Is there any way to recover the original JSON string? Or is that data lost forever?


Solution

  • It's lost.

    I checked the length with

    console.log(JSON.stringify(data).length);
    

    and got 249 characters. If you have 249 Base64 characters and each one encodes 6 bits, you would expect a resulting buffer of 249*6/8 = 186 bytes.

    But the actual size of the data buffer after this

    const data = recreateFileCorruption();
    console.log(data.length)
    

    is only 139 bytes. That is because

    new Buffer.from(jsonPrettyString, "base64");
    

    just skips every non-Base64 character, and a JSON-string is full of them, e.g. {}":,[] and others. Buffer.from is even so nice to accept the original Base64 characters as well as the Base64URL variant ("-" as a substitute for "+" and "_" for "/").

    It's should be no surprise that the non-Base64 characters are skipped, because there is no 6-bit value associated with them and therefore a decoder can't handle them. The only alternative here would be to raise an exception.

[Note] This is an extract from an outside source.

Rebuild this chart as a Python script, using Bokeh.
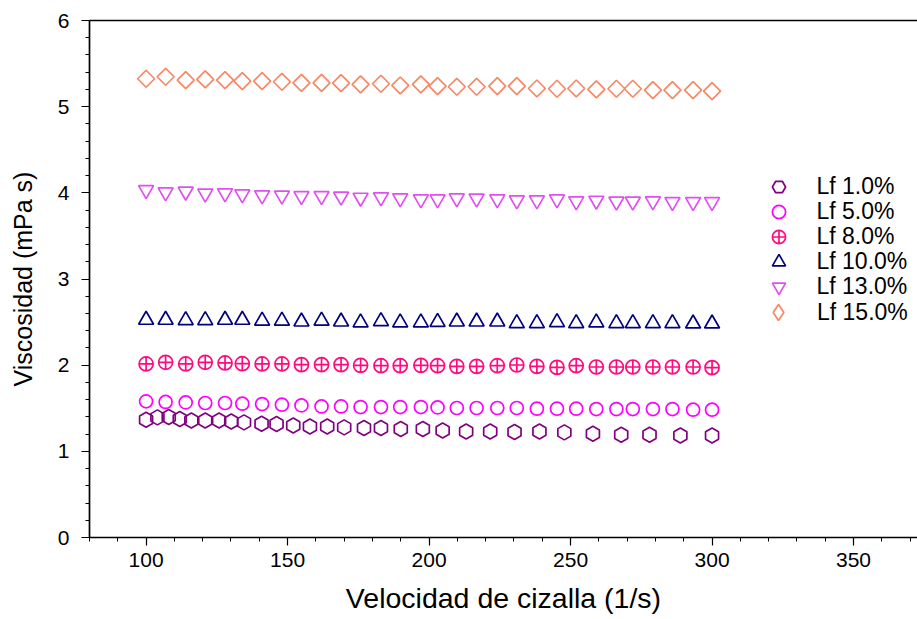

    I also removed all non-Base64 characters manually from the string and got a length of 186 characters which after decoding will result in a Buffer of 139 bytes. Same as we saw above.

    So

     console.log("Somewhat decoded string", Buffer.from(data.toString("base64"), "utf-8").toString());
    

    Somewhat decoded string userGroupsadminuserEmailhodoriron+thronecomidyhjy7C5pCBX/kd9xckVbtdeviceMozilla/34MacintoshIntelMacOSX10/15/7AppleWebKit/53336KHTMLlikeGeckoChrome/152000Safari/564766userCognitoIdc75de2w==

    is the best you can get, there's nothing else to restore at this point.